Scalia is Wrong: 10 Supreme Court Cases That Show How the Court Can Advance Racial Equality

Impact

The Supreme Court’s hearing on the Voting Rights Act Wednesday was a timely reminder of how conservative Justices like Antonin Scalia view equal rights. More alarming than his “racial entitlement” comment was his follow up: “This Court doesn’t like to get involved in — in racial questions such as this one. It’s something that can be left — left to Congress.”   

One wonders which Supreme Court Scalia is talking about that stays out of “racial questions”: the Supreme Court has played a major role in settling questions of racial justice since the Supreme Court was first created. 

Here are ten cases in which the Supreme Court decided to “get involved with racial questions,” all landmark cases that changed the face of racial justice in the U.S. 

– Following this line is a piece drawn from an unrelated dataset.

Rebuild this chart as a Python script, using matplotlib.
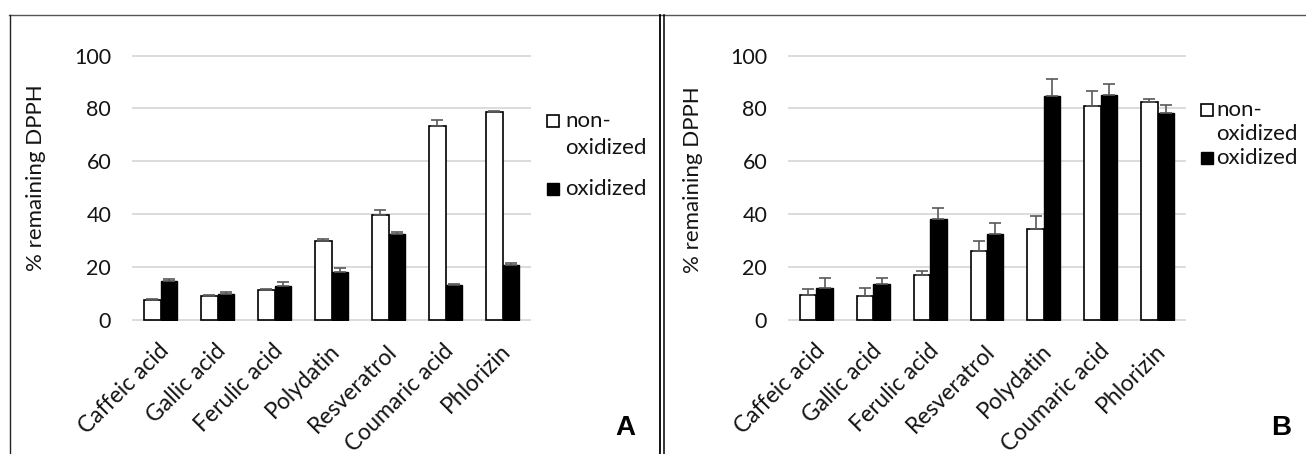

1. Loving v. Virginia (1967)

One of the most powerful cases to end racial discrimination, Loving v. Virginia challenged the constitutionality of bans against interracial marriage. The Court legalized interracial marriage in its decision and allowed Mildred and Richard Loving, who “were in love, not fighting a civil rights battle” to be married without legal repercussion. 

2. Smith v. Allwright (1944)

One of the earliest cases the Court heard on discrimination in access to primaries, in Smith v. Allwright, it was ruled that parties could not limit its primary to white voters.  

3. Heart of Atlanta Motel v. United States (1964)

Part of a wave of pivotal civil rights decisions made in the 1960s, the Supreme Court ruled that the Hearts of Atlanta Motel could not discriminate based on race in whom it would rent rooms to, and that Congress could use the commerce clause to hold private businesses accountable to the Civil Rights Act of 1964. 

4. Lau v. Nichols (1973)

Lau v. Nichols launched the modern bilingual education system, when 12 Chinese American students who did not speak English launched a class action suit against the San Francisco school district, contending that they were being denied the right to equitable education.  The Supreme Court was unanimous in deciding that the state had discriminated against these students based on their first language, and the ruling greatly expanded access to education for students learning English as a second language. 

5. Batson v. Kentucky (1986)

The Court’s ruling on Batson v. Kentucky helped end practices of discriminatory jury selection. By restricting the use of preemptory challenge, or the dismissal of juries by the prosecutor without a stated reason, the Court helped mitigate practices of creating all white juries for black defendants. 

6. Grutter v. Bollinger (2003)

The University of Michigan Law School, like many institutions of higher education, uses race as a factor in admission criteria, serving as a “compelling interest in achieving diversity among its student body.” In 2003, Barbara Grutter challenged this consideration as unconstitutional, but the Supreme Court held that race was justifiable to examine in admission selections

7. Jones v. Mayer Co. (1968)

In St. Louis in the 1960s, the Jones couple attempted to buy a house in a predominantly white neighborhood and was denied. The Supreme Court ruled any racial discrimination in the rental or sale of property, the great American preoccupation, was unconstitutional

8. Korematsu v. United States (1944)

The Supreme Court has always weighed in on racial justice policies, but it’s not always on the side of the angels. Nonetheless, it’s clear that the Supreme Court has always played a significant role in determining the constitutionality of policies surrounding race. Fred Korematsu was arrested in San Francisco after defying the military order for all Japanese Americans to report to internment camps. In 1944, the Court ruled that the incarceration of Japanese Americans was not racism, but warranted based on claims by the U.S. military that Japanese Americans were potentially engaging in espionage.

9. Shelley v. Kraemer (1948)

The Supreme Court discussed racism in property laws decades before Jones v. Mayer Co.  The Shelleys were a black couple who moved into a St. Louis neighborhood in spite of a private contact that kept black families out of the real estate market in the area. The Kraemers, a white couple, resided in the neighborhood and took the issue to the state courts, eventually culminating in the Supreme Court’s decision that states could not uphold racially discriminatory property agreements. 

10. Brown v. The Topeka Board of Education (1954)

The classic example of the Supreme Court’s landmark decisions on racial justice, Brown v. Board of Education mandated the desegregation of schools and changed the face of civil rights in the U.S., undermining the “separate but equal” clause of Plessy v. Ferguson of 1896 (another example of the Court’s willingness to weigh in on racial questions, but of course one with far more damaging consequences for civil rights). 

It’s a good thing that Scalia’s wrong, and that the Court does weigh in on “racial questions”: otherwise, civil rights for all people would be an even more distant goal. We can only hope that Justices remember these cases, and the imperative of the Supreme Court in protecting equality, when deciding the fate of the Voting Rights Act.